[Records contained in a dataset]
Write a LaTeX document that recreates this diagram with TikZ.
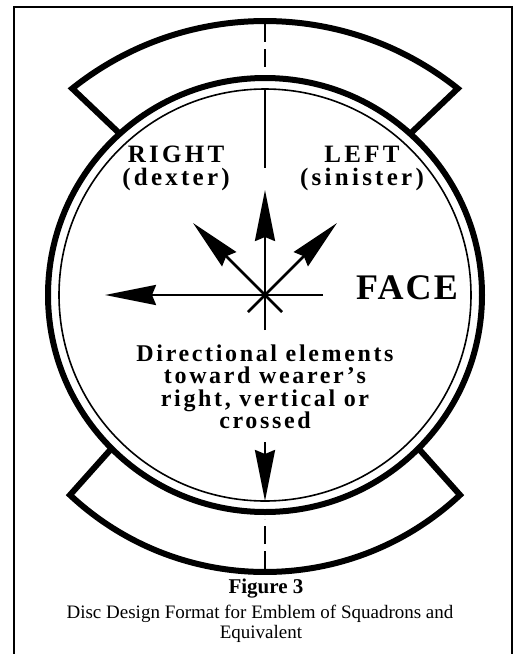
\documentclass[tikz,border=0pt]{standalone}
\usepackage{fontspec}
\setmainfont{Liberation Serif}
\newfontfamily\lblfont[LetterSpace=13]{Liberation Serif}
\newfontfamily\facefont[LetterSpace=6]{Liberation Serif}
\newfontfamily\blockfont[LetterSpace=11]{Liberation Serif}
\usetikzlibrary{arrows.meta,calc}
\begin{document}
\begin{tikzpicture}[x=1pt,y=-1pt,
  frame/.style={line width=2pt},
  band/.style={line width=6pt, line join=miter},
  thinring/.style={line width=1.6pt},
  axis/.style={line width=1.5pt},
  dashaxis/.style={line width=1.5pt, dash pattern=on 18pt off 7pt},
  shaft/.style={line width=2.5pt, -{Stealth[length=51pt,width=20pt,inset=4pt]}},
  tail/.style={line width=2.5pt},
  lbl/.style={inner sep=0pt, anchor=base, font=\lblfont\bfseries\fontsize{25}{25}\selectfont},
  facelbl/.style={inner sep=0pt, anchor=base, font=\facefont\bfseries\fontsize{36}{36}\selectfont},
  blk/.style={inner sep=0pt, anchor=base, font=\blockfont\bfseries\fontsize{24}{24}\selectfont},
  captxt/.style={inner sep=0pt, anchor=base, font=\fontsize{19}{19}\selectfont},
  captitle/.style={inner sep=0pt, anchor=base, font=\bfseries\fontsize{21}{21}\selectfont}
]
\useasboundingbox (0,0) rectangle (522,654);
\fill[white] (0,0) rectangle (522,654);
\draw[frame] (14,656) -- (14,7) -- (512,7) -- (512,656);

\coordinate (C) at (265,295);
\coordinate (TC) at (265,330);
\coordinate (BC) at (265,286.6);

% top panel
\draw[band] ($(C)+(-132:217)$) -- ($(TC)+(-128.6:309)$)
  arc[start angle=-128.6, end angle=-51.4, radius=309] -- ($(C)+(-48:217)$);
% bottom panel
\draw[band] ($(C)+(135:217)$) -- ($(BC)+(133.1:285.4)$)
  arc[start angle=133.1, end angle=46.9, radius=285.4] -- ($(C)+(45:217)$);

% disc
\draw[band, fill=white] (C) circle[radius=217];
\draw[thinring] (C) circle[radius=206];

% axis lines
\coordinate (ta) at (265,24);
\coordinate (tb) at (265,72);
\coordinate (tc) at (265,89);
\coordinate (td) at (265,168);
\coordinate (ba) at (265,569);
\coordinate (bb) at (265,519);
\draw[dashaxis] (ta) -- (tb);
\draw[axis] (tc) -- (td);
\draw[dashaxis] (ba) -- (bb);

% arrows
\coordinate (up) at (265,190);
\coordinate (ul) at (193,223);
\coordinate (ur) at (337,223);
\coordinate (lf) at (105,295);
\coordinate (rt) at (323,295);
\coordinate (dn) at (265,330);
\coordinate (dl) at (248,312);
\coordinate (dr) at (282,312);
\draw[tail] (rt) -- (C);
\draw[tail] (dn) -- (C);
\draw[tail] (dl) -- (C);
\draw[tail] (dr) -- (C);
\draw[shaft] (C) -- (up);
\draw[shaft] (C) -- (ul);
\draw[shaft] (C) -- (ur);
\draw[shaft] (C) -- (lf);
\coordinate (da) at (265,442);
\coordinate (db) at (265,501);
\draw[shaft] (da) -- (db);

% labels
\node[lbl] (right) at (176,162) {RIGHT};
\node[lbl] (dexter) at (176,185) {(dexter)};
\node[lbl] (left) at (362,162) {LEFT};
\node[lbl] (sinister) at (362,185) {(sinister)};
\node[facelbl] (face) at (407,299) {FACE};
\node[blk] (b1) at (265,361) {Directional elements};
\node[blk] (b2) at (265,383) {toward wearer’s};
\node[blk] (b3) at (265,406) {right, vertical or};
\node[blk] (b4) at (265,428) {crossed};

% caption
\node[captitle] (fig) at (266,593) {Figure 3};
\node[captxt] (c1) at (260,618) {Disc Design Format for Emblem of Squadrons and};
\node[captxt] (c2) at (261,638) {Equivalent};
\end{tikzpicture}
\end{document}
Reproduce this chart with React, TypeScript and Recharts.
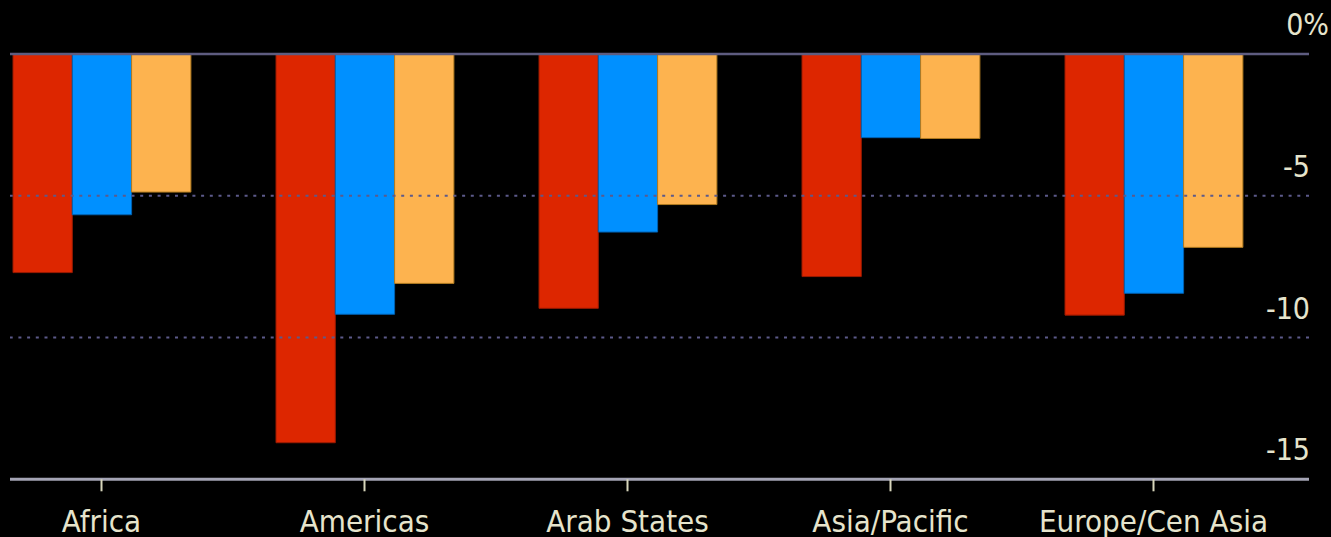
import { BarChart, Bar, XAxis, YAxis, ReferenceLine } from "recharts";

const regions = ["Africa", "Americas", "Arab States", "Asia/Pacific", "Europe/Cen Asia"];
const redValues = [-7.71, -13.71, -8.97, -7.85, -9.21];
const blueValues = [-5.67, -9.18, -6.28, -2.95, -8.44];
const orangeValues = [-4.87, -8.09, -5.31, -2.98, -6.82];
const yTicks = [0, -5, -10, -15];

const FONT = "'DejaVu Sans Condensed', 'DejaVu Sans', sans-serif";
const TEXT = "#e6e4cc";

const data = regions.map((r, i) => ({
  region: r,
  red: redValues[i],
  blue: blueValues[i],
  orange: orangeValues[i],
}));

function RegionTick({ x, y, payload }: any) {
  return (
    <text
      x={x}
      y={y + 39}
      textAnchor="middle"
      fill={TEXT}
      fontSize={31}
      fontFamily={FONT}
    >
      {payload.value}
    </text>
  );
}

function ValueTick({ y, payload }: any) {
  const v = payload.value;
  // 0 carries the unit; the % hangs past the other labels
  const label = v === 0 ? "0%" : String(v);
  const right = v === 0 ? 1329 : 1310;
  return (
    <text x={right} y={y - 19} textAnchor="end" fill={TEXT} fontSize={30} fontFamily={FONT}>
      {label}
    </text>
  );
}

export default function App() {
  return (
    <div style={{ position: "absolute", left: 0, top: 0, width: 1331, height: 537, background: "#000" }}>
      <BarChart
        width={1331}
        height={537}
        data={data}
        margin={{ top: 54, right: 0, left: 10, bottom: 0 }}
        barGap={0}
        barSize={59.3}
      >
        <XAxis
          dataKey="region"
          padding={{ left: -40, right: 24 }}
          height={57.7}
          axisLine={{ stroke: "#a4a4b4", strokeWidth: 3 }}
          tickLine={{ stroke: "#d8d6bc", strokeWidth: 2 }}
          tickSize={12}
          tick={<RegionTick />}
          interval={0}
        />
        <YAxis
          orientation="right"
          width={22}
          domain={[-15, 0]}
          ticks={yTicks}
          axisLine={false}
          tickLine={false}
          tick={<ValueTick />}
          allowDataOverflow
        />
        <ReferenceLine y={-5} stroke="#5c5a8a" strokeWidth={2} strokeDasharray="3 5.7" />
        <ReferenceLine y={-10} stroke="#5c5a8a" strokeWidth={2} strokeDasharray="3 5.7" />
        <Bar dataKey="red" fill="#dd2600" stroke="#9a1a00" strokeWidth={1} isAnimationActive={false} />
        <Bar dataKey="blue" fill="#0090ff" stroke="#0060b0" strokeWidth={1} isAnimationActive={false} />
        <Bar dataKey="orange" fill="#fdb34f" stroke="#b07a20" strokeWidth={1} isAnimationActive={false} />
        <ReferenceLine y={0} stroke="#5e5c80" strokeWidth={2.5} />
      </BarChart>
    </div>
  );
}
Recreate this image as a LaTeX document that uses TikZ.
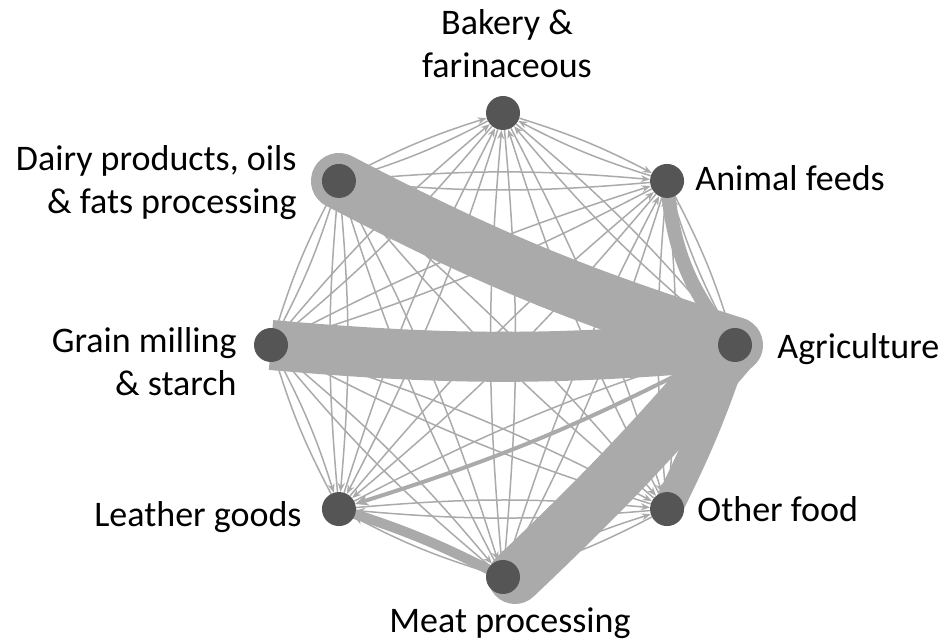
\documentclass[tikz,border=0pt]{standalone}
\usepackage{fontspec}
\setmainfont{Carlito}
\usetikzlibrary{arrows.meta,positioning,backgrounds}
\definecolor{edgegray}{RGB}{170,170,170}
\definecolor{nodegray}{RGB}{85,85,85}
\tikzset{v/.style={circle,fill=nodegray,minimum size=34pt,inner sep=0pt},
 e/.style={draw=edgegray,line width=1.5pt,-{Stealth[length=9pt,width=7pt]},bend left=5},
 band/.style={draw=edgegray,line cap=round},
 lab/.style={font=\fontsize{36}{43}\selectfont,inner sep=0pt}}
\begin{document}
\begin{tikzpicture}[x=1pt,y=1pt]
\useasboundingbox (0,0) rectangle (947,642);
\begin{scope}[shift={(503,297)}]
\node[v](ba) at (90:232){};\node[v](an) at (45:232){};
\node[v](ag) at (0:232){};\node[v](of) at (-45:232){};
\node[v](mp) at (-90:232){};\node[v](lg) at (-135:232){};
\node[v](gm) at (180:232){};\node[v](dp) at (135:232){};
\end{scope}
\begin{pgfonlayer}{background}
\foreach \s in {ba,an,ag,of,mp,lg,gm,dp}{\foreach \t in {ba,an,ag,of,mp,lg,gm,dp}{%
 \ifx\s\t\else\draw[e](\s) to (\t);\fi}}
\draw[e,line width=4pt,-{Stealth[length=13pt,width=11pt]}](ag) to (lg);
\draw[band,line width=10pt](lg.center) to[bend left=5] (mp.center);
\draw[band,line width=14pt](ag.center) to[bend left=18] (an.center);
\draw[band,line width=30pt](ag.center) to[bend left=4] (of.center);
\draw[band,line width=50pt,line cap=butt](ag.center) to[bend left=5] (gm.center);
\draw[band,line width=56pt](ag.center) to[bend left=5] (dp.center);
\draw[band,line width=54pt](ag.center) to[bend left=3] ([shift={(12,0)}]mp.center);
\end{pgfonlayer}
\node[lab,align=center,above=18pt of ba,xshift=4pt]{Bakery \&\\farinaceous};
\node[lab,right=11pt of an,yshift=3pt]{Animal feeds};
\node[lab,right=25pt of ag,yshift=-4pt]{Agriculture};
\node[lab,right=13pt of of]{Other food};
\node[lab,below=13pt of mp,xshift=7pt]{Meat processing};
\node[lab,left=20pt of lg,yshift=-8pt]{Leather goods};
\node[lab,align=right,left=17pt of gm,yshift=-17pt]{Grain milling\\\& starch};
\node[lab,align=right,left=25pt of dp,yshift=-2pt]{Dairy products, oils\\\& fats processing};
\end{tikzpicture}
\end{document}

Set exercise: Reproduce the material above exactly, first line through the line that contains "(512,7) -- (512,656);", minus the pictures.

Task response:
Write a LaTeX document that recreates this diagram with TikZ.
\documentclass[tikz,border=0pt]{standalone}
\usepackage{fontspec}
\setmainfont{Liberation Serif}
\newfontfamily\lblfont[LetterSpace=13]{Liberation Serif}
\newfontfamily\facefont[LetterSpace=6]{Liberation Serif}
\newfontfamily\blockfont[LetterSpace=11]{Liberation Serif}
\usetikzlibrary{arrows.meta,calc}
\begin{document}
\begin{tikzpicture}[x=1pt,y=-1pt,
  frame/.style={line width=2pt},
  band/.style={line width=6pt, line join=miter},
  thinring/.style={line width=1.6pt},
  axis/.style={line width=1.5pt},
  dashaxis/.style={line width=1.5pt, dash pattern=on 18pt off 7pt},
  shaft/.style={line width=2.5pt, -{Stealth[length=51pt,width=20pt,inset=4pt]}},
  tail/.style={line width=2.5pt},
  lbl/.style={inner sep=0pt, anchor=base, font=\lblfont\bfseries\fontsize{25}{25}\selectfont},
  facelbl/.style={inner sep=0pt, anchor=base, font=\facefont\bfseries\fontsize{36}{36}\selectfont},
  blk/.style={inner sep=0pt, anchor=base, font=\blockfont\bfseries\fontsize{24}{24}\selectfont},
  captxt/.style={inner sep=0pt, anchor=base, font=\fontsize{19}{19}\selectfont},
  captitle/.style={inner sep=0pt, anchor=base, font=\bfseries\fontsize{21}{21}\selectfont}
]
\useasboundingbox (0,0) rectangle (522,654);
\fill[white] (0,0) rectangle (522,654);
\draw[frame] (14,656) -- (14,7) -- (512,7) -- (512,656);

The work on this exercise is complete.